Senator MASON —Indeed, at Christmas time, Senator Brandis. What about the budget surplus? Well, we left about $20 billion in the kitty. You would be aware of that, Mr Deputy President. Already at least half of that is gone. Who knows if there will be any left at all by the middle of next year! I somehow doubt it. What about small- and medium-sized business sentiment? Well, confidence there has dropped astronomically. The All-Ordinaries index, which, of course, reflects and impinges upon superannuation, has dropped by more than 50 per cent over the last 10 months. There really is a crisis in this country. What is even more disturbing is this: these melancholy trend lines, these dismal trend lines, commenced before the onset of the global financial crisis. That is the point: they commenced before. Business confidence turned down before Christmas last year. So the grand excuse of the government—that it is all the fault of the global financial crisis—simply does not wash. The trend lines were bad; of course, now they are getting worse.

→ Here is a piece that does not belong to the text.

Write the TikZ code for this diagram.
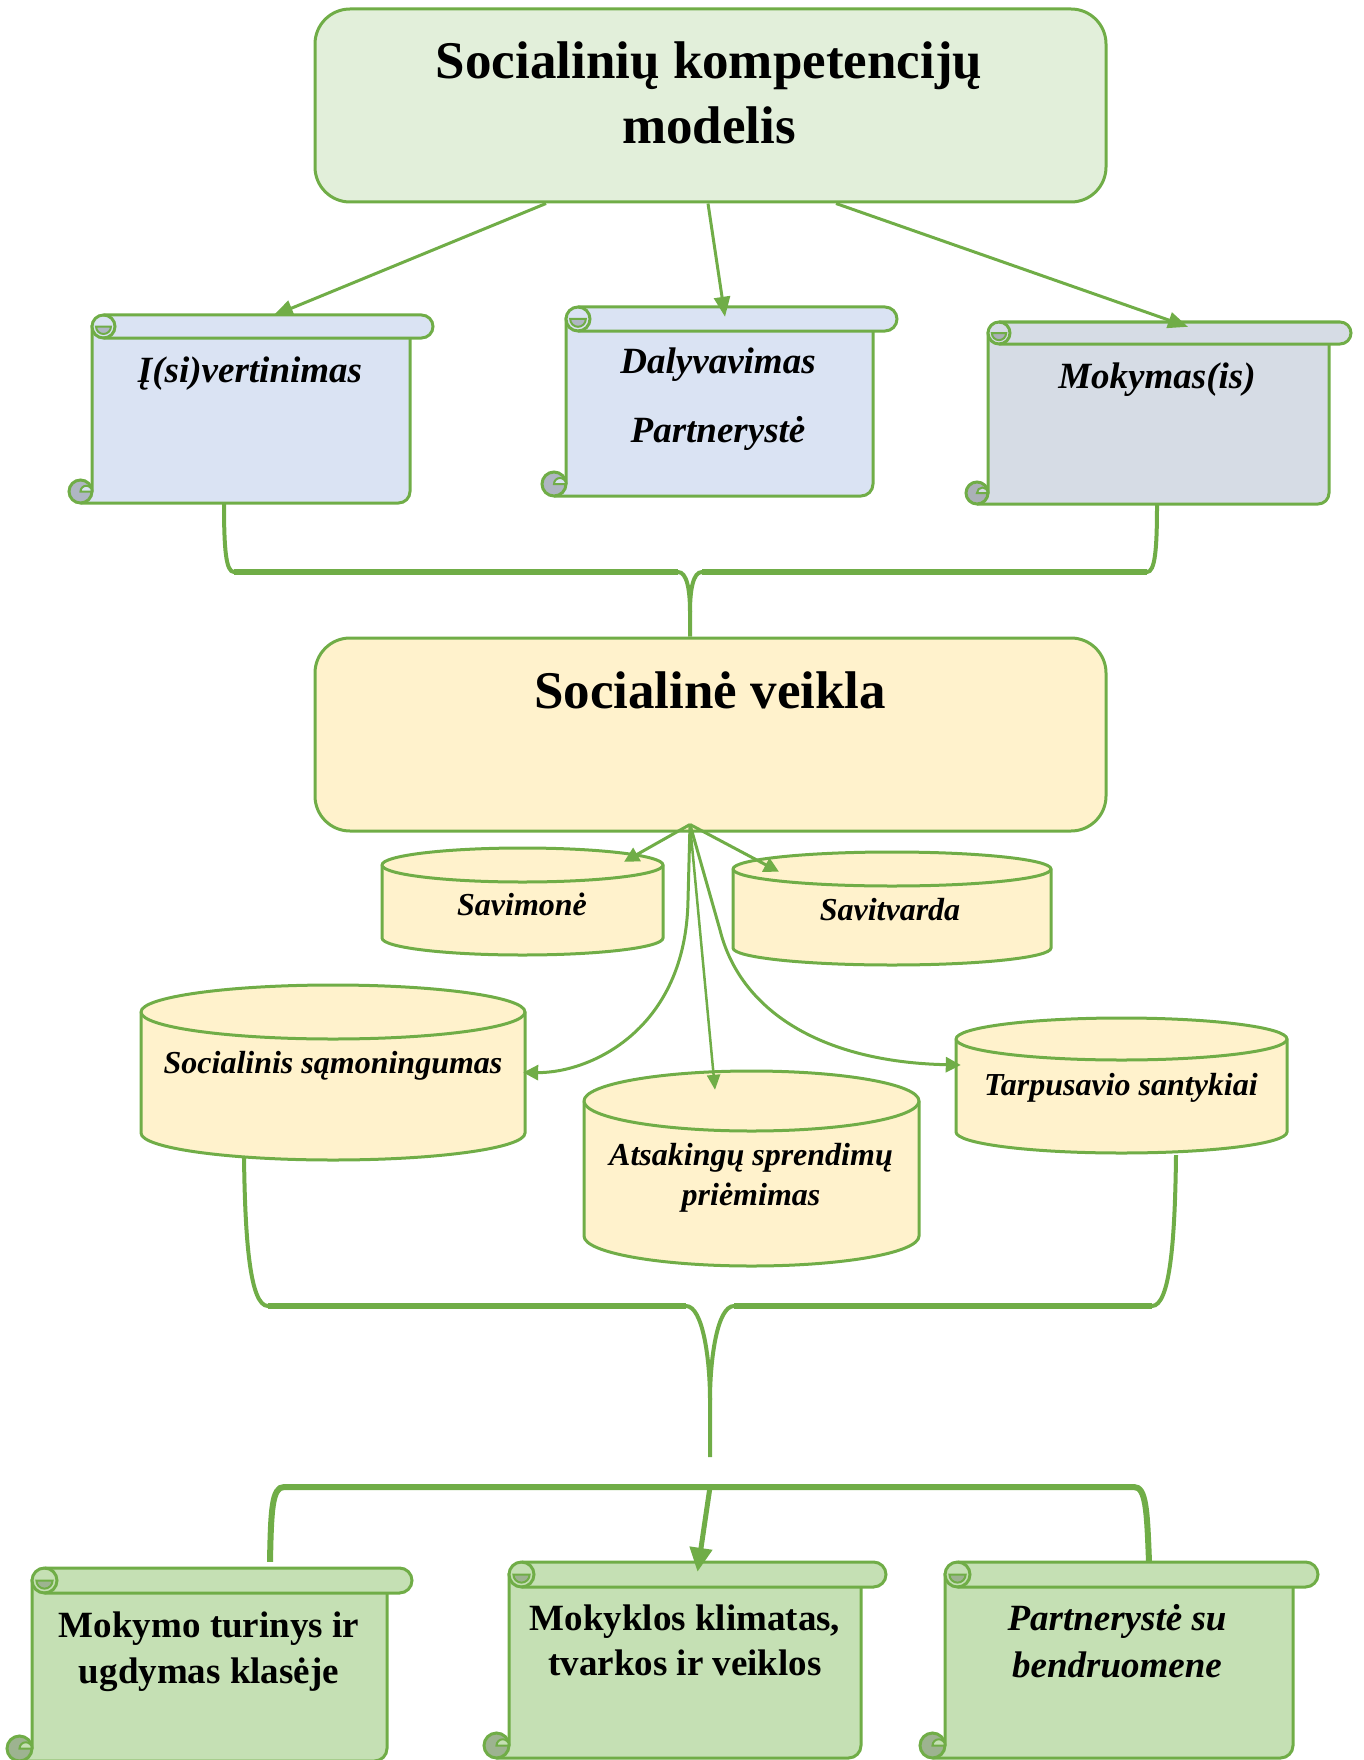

Just imagine for a second if this government had inherited the sort of economy that we inherited from a Labor government in 1996. If the government had come into office in November last year and inherited a government debt of $96 billion, this country would be in dire straits. The interest bill alone would be more than $10 billion a year, and there would be no buffer between working families and recession. We would be in absolute dire straits. The only reason this country is insulated somewhat from the global financial crisis is a dozen years of very sound economic management. The government secured the healthiest Australian economy ever bequeathed to a new government, and thank God they did, because without it this country would be lying on its back.

But there is something even more important, something more basic—perhaps even more fundamentally flawed—than simple economic failure. It is this: 12 months ago, the Australian people believed they were electing a new government. They did not elect a new government; they elected a bureaucracy. Mr Rudd is a technocrat, a soulless bureaucrat. He is not a conviction politician. To Mr Rudd, politics is no longer about ideas; it is about management. In the Rudd regime, politics is about management. Life under Mr Rudd is like a perpetual 2020 Summit, full of the flummery, bells and whistles of summiteering. We had the apology, the republic, the tax on alcopops, which Senator Joyce mentioned, and we had politicians’ salaries and Kyoto. Some of that was good, some of that we supported, but it is all bells and whistles. No hard decisions have been taken. Now it is the war on everything. Mr Rudd is seeking to invoke the language of war to somehow elevate himself to the island of statesmen. But, to me, he still sounds much more like Sir Humphrey Appleby than Sir Winston Churchill.

The Rudd government combines the worst of bureaucracy with the worst of politics. On the one hand, there is the elevation of process over outcomes—that is more important to the Rudd government; process over outcomes—constant ideas about management over leadership and technocracy over policy. On the other hand, all of this is subsumed by and subjected to spin, focus groups, symbolism and a 24-hour news cycle.

I read the other day in, I think, the Weekend Australian where someone said, ‘Mr Rudd is the first Prime Minister of the 21st century. Mr Rudd is a perfectly modern man.’ I do not know about that. What I do know is this: he now leads the first post-modern government. Government does not exist, except as a media event. That is what has happened to this country under the Labor Party. A media event—that is all government is now. Mr Rudd is trying to garner responsibilities as a statesman, he is invoking the language of war, and yet it does not work. Why does it not work? It just does not work with Mr Rudd. What is it? It is a lack of conviction, a lack of sincerity. What does Mr Rudd lack? It is not hard work. It is sincerity and conviction. That is what is missing. Perhaps the saddest part, though, of the last 12 months is implementation. Implementation has been an absolute shambles. I remember so well Mr Rudd, standing there before the election, with a laptop computer, saying, ‘This is the toolbox of the 21st century.’ What did we discover? It was all toolbox and no tools. We have a government of self-proclaimed economic conservatives who did not even take the trouble to estimate the total cost of this network. They did not even bother to estimate, until July this year. The opposition and the public have still not seen the costs of this proposal. An amount of $1,000 has been allocated for every computer, yet everyone knows and every indication is that it is underbudgeted by billions of dollars—a flagship policy that the government has not been able to deliver.

I listened to poor Senator Carr today in question time today trying to defend the indefensible. The fact is that 10,000 computers have been delivered this year—one per cent of the one million that are supposed to have been delivered. Do you know what the problem is? The state Labor governments will not pay for the ongoing costs of the computers. The capital costs, somewhere between $500 and $700, are virtually irrelevant. The problem is that the costs of insurance, software, storage, electricity, air conditioning and training teachers to use the computers have not been budgeted for—and the government knows it. It has been an absolute shambles—a keynote policy has not even been properly budgeted for. In essence, it comes down to this. Half of the Rudd Labor government believe in nothing and the other half believe in policies that are totally unacceptable to the Australian public, and that is the ultimate paradox, the ultimate failure of this government.